Se convierte a todos los organismos del Estado y a todas las personas naturales y jurídicas, es decir, a todo el mundo, en “organismos de apoyo” de los servicios de inteligencia, y se les obliga (se nos obliga) a entregarles cualquier información que requieran, aunque fuera confidencial, en el plazo de 48 horas. Esto significa que, si los servicios de inteligencia así lo exigen, sin orden judicial y sin propósito judicial alguno, los fiscales deberán entregarles el contenido de sus indagaciones previas; los abogados, los expedientes de sus clientes; los médicos, la historia clínica de sus pacientes; los periodistas, la identidad de sus fuentes… Tal como está escrita la ley de Inteligencia, ni el secreto de confesión está a salvo de la vigilancia del Estado.

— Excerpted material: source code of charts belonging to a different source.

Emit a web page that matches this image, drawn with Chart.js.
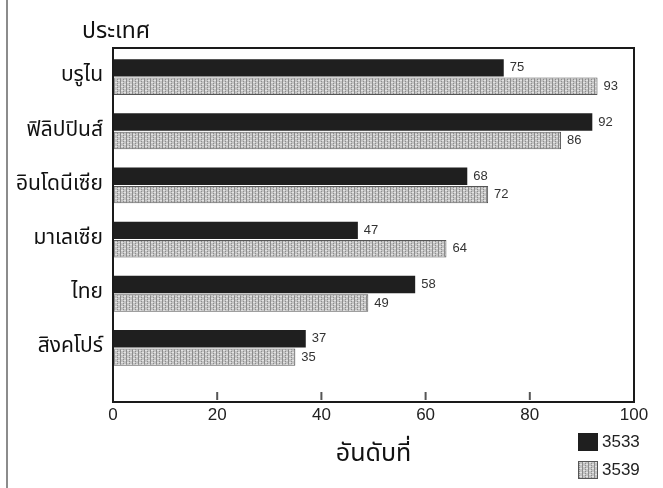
<!DOCTYPE html>
<html>
<head>
<meta charset="utf-8">
<script src="https://cdn.jsdelivr.net/npm/chart.js@4.4.0/dist/chart.umd.min.js"></script>
<style>
  html, body { margin: 0; padding: 0; background: #fff; }
  #wrap { width: 663px; height: 488px; }
</style>
</head>
<body>
<div id="wrap"><canvas id="rankChart" width="663" height="488"></canvas></div>
<script>
const countries = ["บรูไน", "ฟิลิปปินส์", "อินโดนีเซีย", "มาเลเซีย", "ไทย", "สิงคโปร์"];
const rank3533 = [75, 92, 68, 47, 58, 37];
const rank3539 = [93, 86, 72, 64, 49, 35];
const seriesNames = ["3533", "3539"];
const xTicks = [0, 20, 40, 60, 80, 100];

const thaiFont = "'Noto Sans Thai', 'Noto Sans', 'DejaVu Sans', sans-serif";
const numFont = "'Liberation Sans', Arial, sans-serif";

// grey dotted fill like the scanned hatch
function makePattern() {
    const c = document.createElement("canvas");
    c.width = 6;
    c.height = 4;
    const g = c.getContext("2d");
    g.fillStyle = "#c4c4c4";
    g.fillRect(0, 0, 6, 4);
    g.fillStyle = "#8c8c8c";
    g.fillRect(0, 0, 1, 4);
    g.fillRect(3, 1, 1, 1);
    g.fillRect(3, 3, 1, 1);
    g.fillStyle = "#e2e2e2";
    g.fillRect(1, 2, 2, 1);
    g.fillRect(4, 0, 2, 1);
    return g.createPattern(c, "repeat");
}
const hatch = makePattern();

const framePlugin = {
    id: "frame",
    beforeDraw(chart) {
        const ctx = chart.ctx;
        ctx.save();
        ctx.fillStyle = "#fff";
        ctx.fillRect(0, 0, chart.width, chart.height);
        ctx.restore();
    },
    afterDatasetsDraw(chart) {
        const ctx = chart.ctx;
        ctx.save();
        ctx.font = "13px " + numFont;
        ctx.fillStyle = "#333";
        ctx.textBaseline = "middle";
        ctx.textAlign = "left";
        chart.data.datasets.forEach((ds, i) => {
            chart.getDatasetMeta(i).data.forEach((bar, j) => {
                ctx.fillText(String(ds.data[j]), bar.x + 6, bar.y);
            });
        });
        ctx.restore();
    },
    afterDraw(chart) {
        const { ctx, chartArea: a } = chart;
        const x = chart.scales.x;
        const top = a.top - 2;
        const bottom = a.bottom + 27;
        ctx.save();

        // scan edge on the left
        ctx.strokeStyle = "#666";
        ctx.lineWidth = 1.5;
        ctx.beginPath();
        ctx.moveTo(7, 0);
        ctx.lineTo(7, chart.height);
        ctx.stroke();

        // plot frame
        ctx.strokeStyle = "#1a1a1a";
        ctx.lineWidth = 2;
        ctx.strokeRect(a.left, top, a.right - a.left, bottom - top);

        // small inside ticks
        ctx.strokeStyle = "#555";
        xTicks.slice(1, -1).forEach(v => {
            const px = x.getPixelForValue(v);
            ctx.beginPath();
            ctx.moveTo(px, bottom - 10);
            ctx.lineTo(px, bottom - 2);
            ctx.stroke();
        });

        // y axis heading
        ctx.fillStyle = "#111";
        ctx.font = "23px " + thaiFont;
        ctx.textAlign = "left";
        ctx.textBaseline = "middle";
        ctx.fillText("ประเทศ", 82, 33);

        // legend
        const fills = ["#1f1f1f", hatch];
        ctx.font = "17px " + numFont;
        seriesNames.forEach((name, i) => {
            const ly = 442 + i * 28;
            ctx.fillStyle = fills[i];
            ctx.fillRect(578, ly - 9, 20, 18);
            if (i === 1) {
                ctx.strokeStyle = "#555";
                ctx.lineWidth = 1;
                ctx.strokeRect(578.5, ly - 8.5, 19, 17);
            }
            ctx.fillStyle = "#222";
            ctx.fillText(name, 602, ly);
        });
        ctx.restore();
    }
};

new Chart(document.getElementById("rankChart"), {
    type: "bar",
    data: {
        labels: countries,
        datasets: [
            {
                label: seriesNames[0],
                data: rank3533,
                backgroundColor: "#1f1f1f",
                borderWidth: 0,
                categoryPercentage: 0.68,
                barPercentage: 0.95
            },
            {
                label: seriesNames[1],
                data: rank3539,
                backgroundColor: hatch,
                borderColor: "#555",
                borderWidth: 1,
                categoryPercentage: 0.68,
                barPercentage: 0.95
            }
        ]
    },
    options: {
        indexAxis: "y",
        responsive: false,
        animation: false,
        layout: { padding: { top: 50, right: 29, left: 0, bottom: 0 } },
        plugins: {
            legend: { display: false },
            tooltip: { enabled: false }
        },
        scales: {
            x: {
                min: 0,
                max: 100,
                grid: { display: false, drawTicks: true, tickLength: 27 },
                border: { display: false },
                ticks: {
                    stepSize: 20,
                    padding: 3,
                    color: "#222",
                    font: { family: numFont, size: 17 }
                },
                title: {
                    display: true,
                    text: "อันดับที่",
                    color: "#111",
                    font: { family: thaiFont, size: 25 },
                    padding: { top: 0, bottom: 17 }
                },
                afterFit(scale) { scale.height = 113; }
            },
            y: {
                grid: { display: false, drawTicks: false },
                border: { display: false },
                ticks: {
                    padding: 10,
                    color: "#111",
                    font: { family: thaiFont, size: 21 }
                },
                afterFit(scale) { scale.width = 113; }
            }
        }
    },
    plugins: [framePlugin]
});
</script>
</body>
</html>
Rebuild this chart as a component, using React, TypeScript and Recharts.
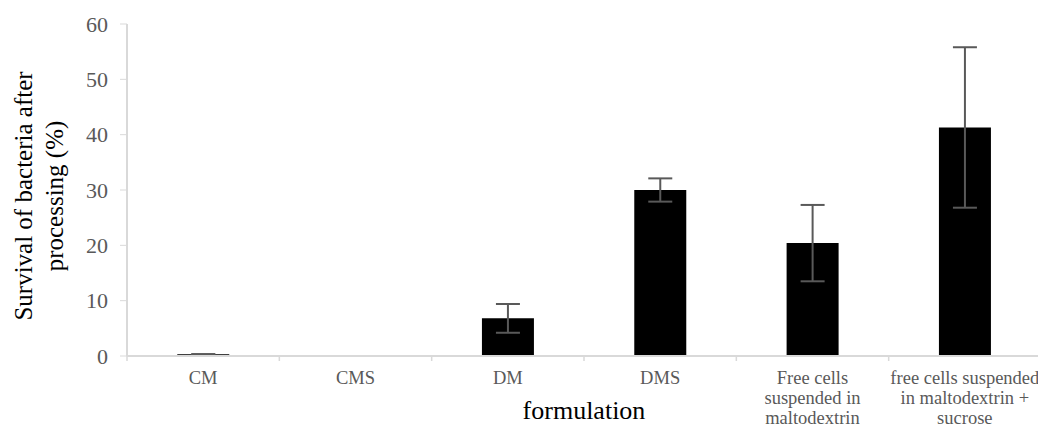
import { BarChart, Bar, XAxis, YAxis, ErrorBar } from "recharts";

const CATEGORIES = [
  "CM",
  "CMS",
  "DM",
  "DMS",
  "Free cells\nsuspended in\nmaltodextrin",
  "free cells suspended\nin maltodextrin +\nsucrose",
];
const SURVIVAL = [0.3, 0, 6.8, 30.0, 20.4, 41.3];
const SURVIVAL_ERR = [0.05, 0, 2.6, 2.1, 6.9, 14.5];
const Y_TICKS = [0, 10, 20, 30, 40, 50, 60];

const data = CATEGORIES.map((name, i) => ({
  name,
  value: SURVIVAL[i],
  err: SURVIVAL_ERR[i],
}));

const FONT = '"Liberation Serif", "Times New Roman", serif';
const AXIS_GRAY = "#d9d9d9";
const LABEL_GRAY = "#595959";
const CHART_W = 1050;
const PLOT_LEFT = 127;
const PLOT_RIGHT_MARGIN = 9;
const BAND = (CHART_W - PLOT_LEFT - PLOT_RIGHT_MARGIN) / CATEGORIES.length;

const FONT_CSS = `
#root div.chart-box svg text,
#root div.chart-box svg tspan {
  font-family: "Liberation Serif", "Times New Roman", serif !important;
}
`;

function CategoryTick(props: any) {
  const { x, y, payload } = props;
  const lines = String(payload.value).split("\n");
  return (
    <g>
      <line x1={x - BAND / 2} x2={x - BAND / 2} y1={y} y2={y + 5} stroke={AXIS_GRAY} strokeWidth={1.5} />
      <text x={x} y={y} textAnchor="middle" fill={LABEL_GRAY} fontFamily={FONT} fontSize={18.5}>
        {lines.map((line, i) => (
          <tspan key={i} x={x} dy={i === 0 ? 28 : 20}>
            {line}
          </tspan>
        ))}
      </text>
    </g>
  );
}

function YTitle(props: any) {
  const { viewBox } = props;
  const cy = viewBox.y + viewBox.height / 2 + 6;
  return (
    <g fontFamily={FONT} fontSize={25} fill="#000">
      <text x={32} y={cy} textAnchor="middle" transform={`rotate(-90, 32, ${cy})`}>
        Survival of bacteria after
      </text>
      <text x={63} y={cy} textAnchor="middle" transform={`rotate(-90, 63, ${cy})`}>
        processing (%)
      </text>
    </g>
  );
}

function XTitle(props: any) {
  const { viewBox } = props;
  const cx = viewBox.x + viewBox.width / 2;
  return (
    <text x={cx} y={419} textAnchor="middle" fontFamily={FONT} fontSize={26} fill="#000">
      formulation
    </text>
  );
}

export default function App() {
  return (
    <div
      className="chart-box"
      style={{
        position: "fixed",
        left: 0,
        top: 0,
        width: 1038,
        height: 428,
        overflow: "hidden",
        background: "#fff",
        fontFamily: FONT,
      }}
    >
      <style>{FONT_CSS}</style>
      <BarChart
        width={CHART_W}
        height={428}
        data={data}
        margin={{ top: 24, right: PLOT_RIGHT_MARGIN, left: 0, bottom: 0 }}
        barCategoryGap="33%"
      >
        <XAxis
          dataKey="name"
          interval={0}
          axisLine={{ stroke: AXIS_GRAY, strokeWidth: 2 }}
          tickLine={false}
          tickSize={0}
          tickMargin={0}
          tick={<CategoryTick />}
          height={72}
          label={<XTitle />}
        />
        <YAxis
          domain={[0, 60]}
          ticks={Y_TICKS}
          width={PLOT_LEFT}
          axisLine={{ stroke: AXIS_GRAY, strokeWidth: 2 }}
          tickLine={{ stroke: AXIS_GRAY }}
          tickSize={7}
          tickMargin={12}
          tick={{ fill: LABEL_GRAY, fontSize: 22, fontFamily: FONT }}
          label={<YTitle />}
        />
        <Bar dataKey="value" fill="#000" isAnimationActive={false}>
          <ErrorBar dataKey="err" width={12} stroke={LABEL_GRAY} strokeWidth={2} />
        </Bar>
      </BarChart>
    </div>
  );
}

El oficialismo y su defensa de las leyes de Noboa
Inés Alarcón, la oficialista que defendió esta ley en el Pleno de la Asamblea, jura que el gobierno no la utilizará de esa manera. Como si la política fuera una iglesia, lo que Inés Alarcón pide al país es un acto de fe: simplemente, hay que creer. Además, dice, “el texto contempla el respeto a los derechos humanos” (como si una ley que no lo hiciera estuviera autorizada para violarlos). Y cita el artículo 7: “Las instituciones integrantes del Sistema Nacional de Inteligencia no estarán facultadas para utilizar información, producir inteligencia o almacenar datos que vulneren los principios constitucionales y la ley”.
Si esto es así, ¿por qué todo lo que esa misma ley contempla sobre la utilización de información, la producción de inteligencia y el almacenamiento de datos, se sitúa en un espacio extrajudicial donde no se requiere autorización de ningún juez y donde todas esas cosas se hacen sin relación con proceso judicial alguno, es decir: por fuera de “los principios constitucionales y de la ley”?
Gran hallazgo legislativo del nuevo país: basta con incluir en cualquier ley un artículo en el que se profese respeto y se comprometa protección por la Constitución y los derechos humanos para que todos los demás artículos puedan dedicarse a violarlos libremente.
Aun asumiendo el acto de fe que propone Alarcón, aun aceptando la muy improbable hipótesis de que este gobierno (cuyo actual jefe de inteligencia, Michele Sensi-Contugi, viene directamente del ministerio de la política) no utilizará la inteligencia con fines políticos, es decir, para acumular poder, ¿quién nos puede garantizar de lo que hará el próximo?